Recorded data ▸

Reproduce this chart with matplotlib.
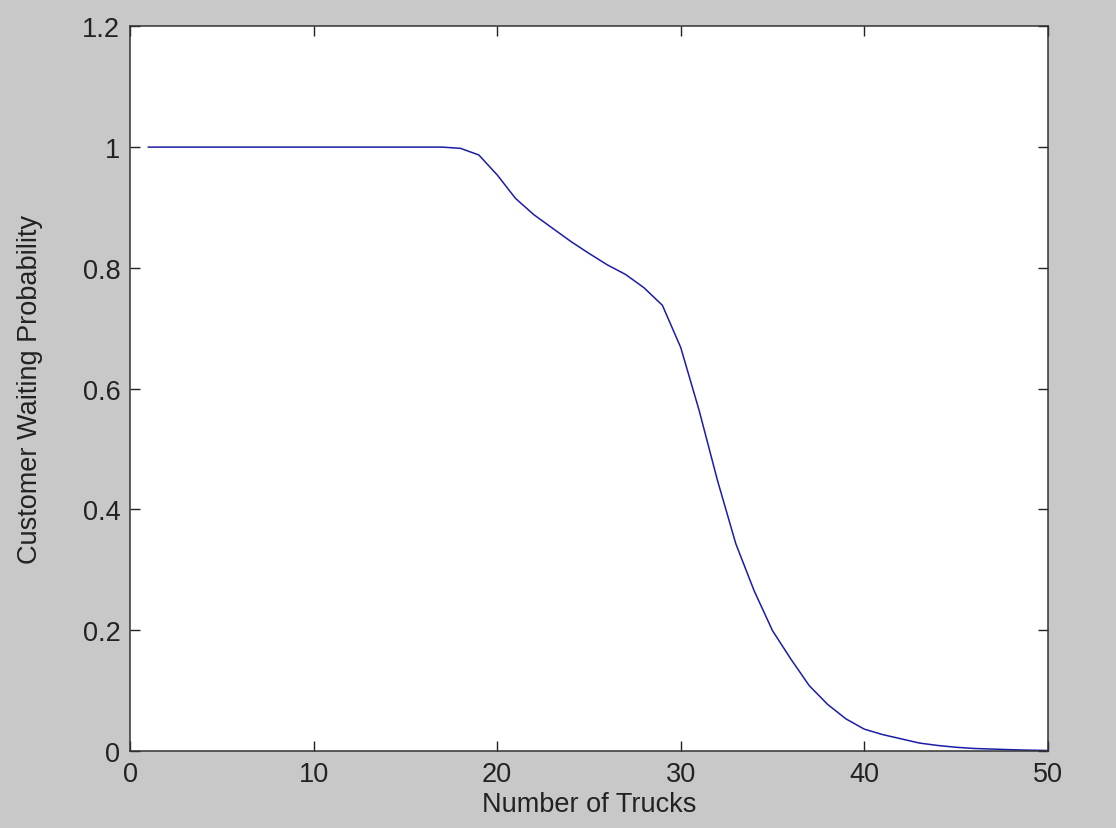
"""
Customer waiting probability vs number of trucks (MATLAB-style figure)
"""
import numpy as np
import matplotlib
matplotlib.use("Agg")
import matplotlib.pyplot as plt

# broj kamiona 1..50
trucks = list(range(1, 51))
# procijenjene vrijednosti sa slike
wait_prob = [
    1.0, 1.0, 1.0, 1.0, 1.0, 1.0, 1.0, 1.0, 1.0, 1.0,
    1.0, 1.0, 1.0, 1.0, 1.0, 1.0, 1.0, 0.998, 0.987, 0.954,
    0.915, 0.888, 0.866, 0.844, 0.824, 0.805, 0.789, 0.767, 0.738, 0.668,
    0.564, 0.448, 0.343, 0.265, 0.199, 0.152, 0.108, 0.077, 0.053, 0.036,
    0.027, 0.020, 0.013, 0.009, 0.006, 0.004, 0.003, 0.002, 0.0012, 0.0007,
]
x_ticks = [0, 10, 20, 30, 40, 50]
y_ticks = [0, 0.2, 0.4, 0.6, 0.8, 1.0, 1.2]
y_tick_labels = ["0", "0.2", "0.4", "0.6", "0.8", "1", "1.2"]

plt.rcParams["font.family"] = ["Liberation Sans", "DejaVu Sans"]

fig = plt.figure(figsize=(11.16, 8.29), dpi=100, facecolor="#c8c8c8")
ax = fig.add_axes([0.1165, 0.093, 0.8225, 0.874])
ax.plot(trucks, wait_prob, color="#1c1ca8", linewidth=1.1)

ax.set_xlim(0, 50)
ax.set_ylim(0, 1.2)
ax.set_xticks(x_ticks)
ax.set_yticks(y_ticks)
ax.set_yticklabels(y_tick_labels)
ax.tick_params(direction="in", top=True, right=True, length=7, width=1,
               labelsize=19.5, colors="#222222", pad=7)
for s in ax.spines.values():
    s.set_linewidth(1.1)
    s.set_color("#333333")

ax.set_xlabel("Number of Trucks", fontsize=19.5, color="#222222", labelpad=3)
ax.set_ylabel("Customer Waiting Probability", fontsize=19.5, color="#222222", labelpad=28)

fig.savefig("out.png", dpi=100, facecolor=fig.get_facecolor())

Your instructions ▸ Copy out all the data without changing anything, and drop the pictures.

Completed exercise ▸
Reproduce this chart with matplotlib.
"""
Customer waiting probability vs number of trucks (MATLAB-style figure)
"""
import numpy as np
import matplotlib
matplotlib.use("Agg")
import matplotlib.pyplot as plt

# broj kamiona 1..50
trucks = list(range(1, 51))
# procijenjene vrijednosti sa slike
wait_prob = [
    1.0, 1.0, 1.0, 1.0, 1.0, 1.0, 1.0, 1.0, 1.0, 1.0,
    1.0, 1.0, 1.0, 1.0, 1.0, 1.0, 1.0, 0.998, 0.987, 0.954,
    0.915, 0.888, 0.866, 0.844, 0.824, 0.805, 0.789, 0.767, 0.738, 0.668,
    0.564, 0.448, 0.343, 0.265, 0.199, 0.152, 0.108, 0.077, 0.053, 0.036,
    0.027, 0.020, 0.013, 0.009, 0.006, 0.004, 0.003, 0.002, 0.0012, 0.0007,
]
x_ticks = [0, 10, 20, 30, 40, 50]
y_ticks = [0, 0.2, 0.4, 0.6, 0.8, 1.0, 1.2]
y_tick_labels = ["0", "0.2", "0.4", "0.6", "0.8", "1", "1.2"]

plt.rcParams["font.family"] = ["Liberation Sans", "DejaVu Sans"]

fig = plt.figure(figsize=(11.16, 8.29), dpi=100, facecolor="#c8c8c8")
ax = fig.add_axes([0.1165, 0.093, 0.8225, 0.874])
ax.plot(trucks, wait_prob, color="#1c1ca8", linewidth=1.1)

ax.set_xlim(0, 50)
ax.set_ylim(0, 1.2)
ax.set_xticks(x_ticks)
ax.set_yticks(y_ticks)
ax.set_yticklabels(y_tick_labels)
ax.tick_params(direction="in", top=True, right=True, length=7, width=1,
               labelsize=19.5, colors="#222222", pad=7)
for s in ax.spines.values():
    s.set_linewidth(1.1)
    s.set_color("#333333")

ax.set_xlabel("Number of Trucks", fontsize=19.5, color="#222222", labelpad=3)
ax.set_ylabel("Customer Waiting Probability", fontsize=19.5, color="#222222", labelpad=28)

fig.savefig("out.png", dpi=100, facecolor=fig.get_facecolor())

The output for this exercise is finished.